Re: Star Trek

Bob Paddock ( bpaddock@csonline.net )
Wed, 24 Mar 1999 19:14:40 -0500

>1) FG - the Tantalus Field - a device that allowed you
>to tune into any person and electrically kill
>them....this is an extrapolation of Morays claim of a
>device that let him produce an 'electronic ear' which
>could move through space without any physical
>parts...it was basically a moving wave that reported
>back to the receiver...they monitored people walking
>and talking even to a train station up to 5 miles from
>his home where the test was being conducted.

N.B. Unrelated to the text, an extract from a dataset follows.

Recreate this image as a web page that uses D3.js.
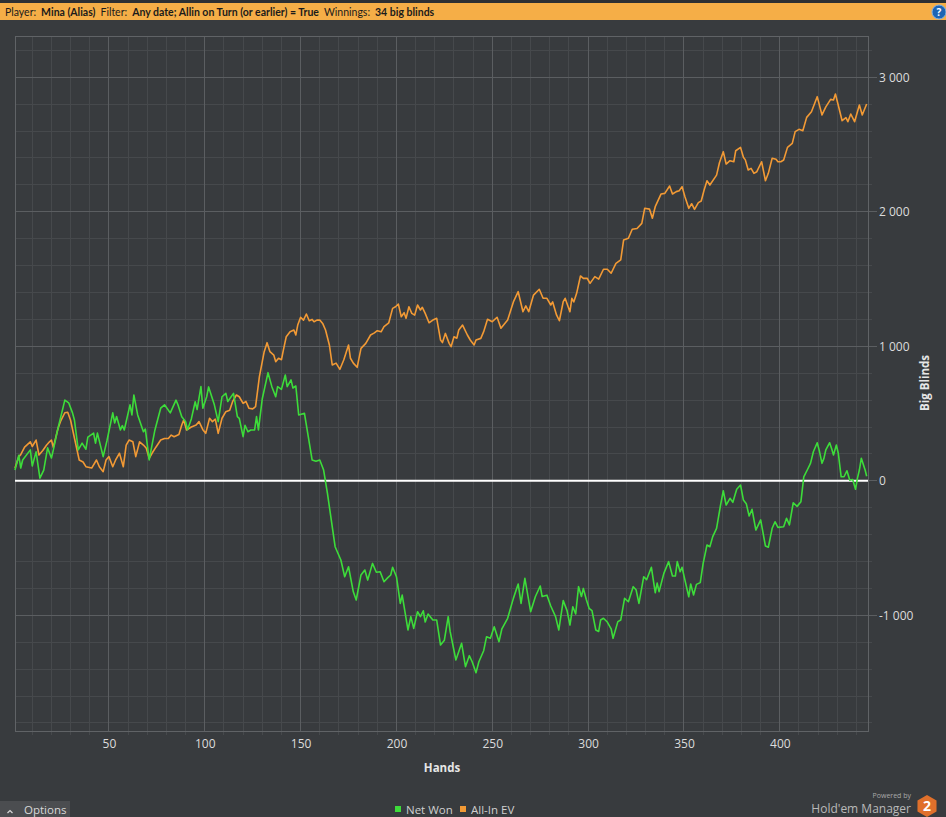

This is the Xenographic scanner that was on VOY a few episodes ago,
complete with video now. I want one. :-)

>the good luck happened and a highly chaotic field when

Chaos as found practical applications in cryptography devices.

>you see nothing, when you look into the slit, you see a
>full blown screen...CGA resolution though they were
>working on a VGA version...

I've had a mechanical sample of the VGA device in my hands.
Motorola is coming out with them. About the size of your eye, require
a lens to make them useful. They are going into pagers that you hold
up to your eye to read the messages. Can you say first generation
Tricorder display...

>fall in, you are rewarded with a light sexual buzz...as
>you become more proficient at it, the buzz intensity
>and duration increases until people are stopped in
>their tracks everywhere, moaning and groaning from this
>stimulation..<g>..

Check out the book "Super Memory: The Revolution".

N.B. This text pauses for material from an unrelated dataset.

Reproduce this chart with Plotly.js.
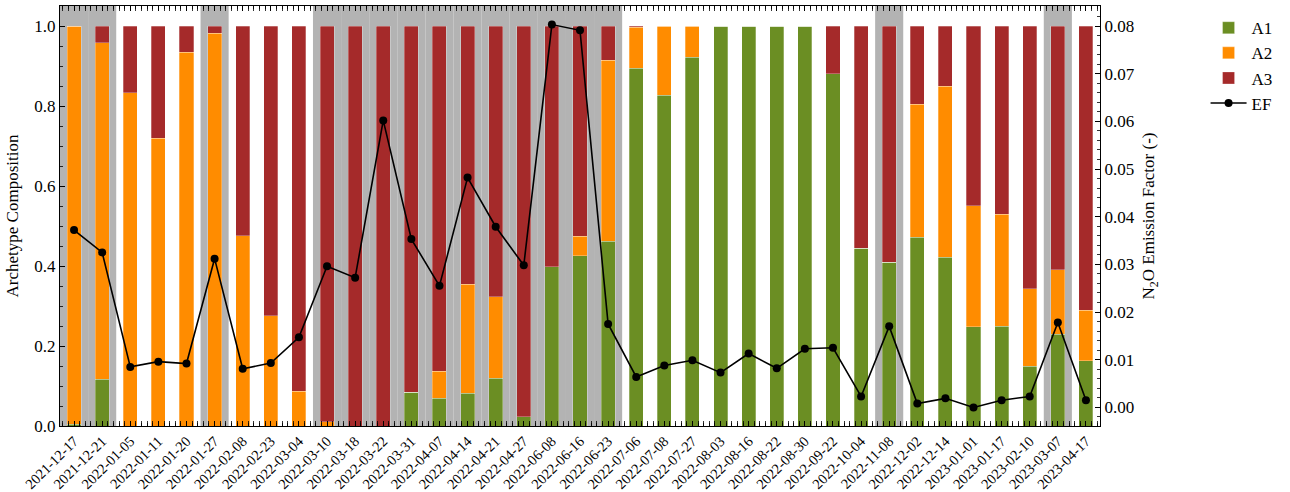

>and on and on...but that's enough to show, at least in
>my opinion that the shows routinely introduce new or
>novel ideas or technology...

3.5" floppies are what Spock is fiddling with as computer storage
devices...now we have them.

Next molecular storage, Trek "Issolinear Crystals", where covered in "Storage"
magazine a few issues ago (It covers the hard disk industry)...

>> sci-fi programmes seem to be unimaginative. Some of
>> their devices look out of date today.